Teologicamente o Reino de Deus em Marcos é o clímax da solução proposta por Jesus frente a caoticidade da realidade do status quo. O Reino de Deus é o resultado de uma ação ética que permita a coexistência entre os indivíduos, é o lócus de encontro onde a intersubjetividade ocorre de maneira plena já que os homens aí se entendem como sagrados e essa sacralidade só se adquire vivendo dentro da história de maneira ética, ou seja, sendo mais humanos, aprendendo a coexistir. Essa parece ser um elemento significativo tanto para entender o conceito de Reino de Deus em Jesus como o próprio título que ele emprega a si mesmo: “Filho do Homem”. Ser “Filho do Homem” é assumir a sua plena humanidade diante de suas ações. Dessa forma os ensinamentos de Jesus dentro desse contexto passam a idéia de que só o humano pode salvar o humano através da instituição do Reino de Deus na Terra. Dessa forma entende-se o Reino de Deus como o catalisador da libertação dos excluídos em relação a sua opressão frente a exploração as instituições religioso-judaicas e político-romanas.
Para uma definição de Reino de Deus Myers afirma que em Marcos concretiza-se uma nova ordem social na aplicação do Reino. A realização do Reino de Deus na concretude compreende, como coloca Myers, transformações interessantes. O Reino como Reconciliação Racial (4,35-41; 6,45-53). Esses textos referem-se a duas viagens que Jesus fez. Uma para Gerasa (4,35-41) e outra para Betsaida (6,45-53). Myers demonstra, através de uma pesquisa exegética dos textos, que essas perícopes representam muito mais que uma simples descrição de viagens missionárias. Jesus em ambos segue sempre para “o outro lado” que na verdade era a localização dos gentios. Jesus deseja atravessar o mar (lago) a fim de englobar a raça gentílica a proposta do Reino de Deus. Com isso a intenção não é outra se não fazer a reconciliação racial com os outros povos destituindo da cultura judaica o preconceito de inferiorização de outras culturas. Em ambas as narrativas surgem tempestades que simbolizam oposição “mítica semítica das forças cósmicas do caos e da destruição (como em 5,13; 9,42; 11,23)”. a essa reconciliação que é vencida quando Jesus chega do “outro lado” do mar (lago). O Reino de Deus configura-se num espaço para todos, onde todas as culturas se encontram sem serem estigmatizadas, um espaço para o pluralismo cultural. Pode-se dizer que a teologia que surge dessa narrativa torna-se uma teologia da despreconceitualização, uma teologia de inclusão total do outro em sua cultura e composição étnica (não mais exclusividade da etnia judaica).
O Reino de Deus surge também como Satisfação (Mc 6:33-44; 8:1-9) e isso é importante na compreensão teológica de Marcos já que a mensagem passada pelo evangelista é a de uma partilha justa que resulta na prática de uma justiça mais concreta.
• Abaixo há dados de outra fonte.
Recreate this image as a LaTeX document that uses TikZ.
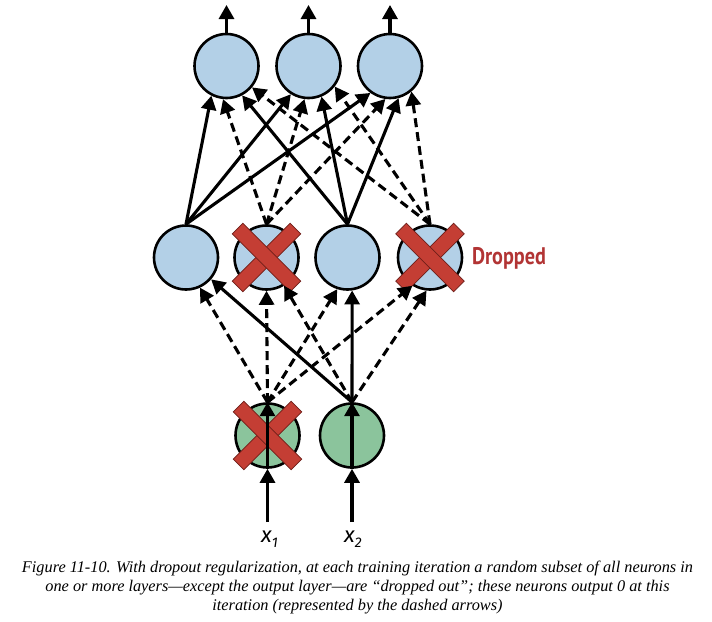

A narrativa conta a história de Jesus no deserto pregando ao povo judeu. Num momento dramático os discípulos percebem que a grande multidão não se alimentava desde a saída da cidade mais próxima. Jesus pedi aos discípulos que alimente a multidão, mas os mesmos dizem que não há alimento para tantas pessoas. Então ele pede que reúna tudo o que havia ali para comer. Nesse momento da perícope ocorre o clímax do milagre da multiplicação. Myers diz ser o milagre não há multiplicação dos alimentos, mas a partilha em oposição à economia de consumo autônomo no mercado citadino. A mensagem na verdade tem como objetivo mostrar a comunidade de o milagre da multiplicação pode ser realizado todos os dias no compromisso diário da partilha, do repartir o comum, do comunismo ético onde todos se sentem inseridos na comunidade participantes do Reino de Deus. A proposta de Reino de Deus só pode ser alcançada pela partilha equânime e benfazeja na comunidade. Em Marcos 8:2 a expressão “vieram de muito longe” dá a entender que essa partilha se estende aos pagãos que diligentemente participavam das pregações de Jesus. Essa expressão representa que a idéia ética da partilha é algo que extrapola os círculos de convivência judaico e inaugura uma perspectiva nova em Israel: a da inclusão do pagão até memso em suas necessidades mais primordiais. Daí a mensagem teológica de Marcos estruturar toda sua mensagem numa práxis. Nesse evangelho a práxis assume características significativas propondo que os que estabelecem do Reino de Deus é cada um daquele que assume a mensagem de Jesus como correta.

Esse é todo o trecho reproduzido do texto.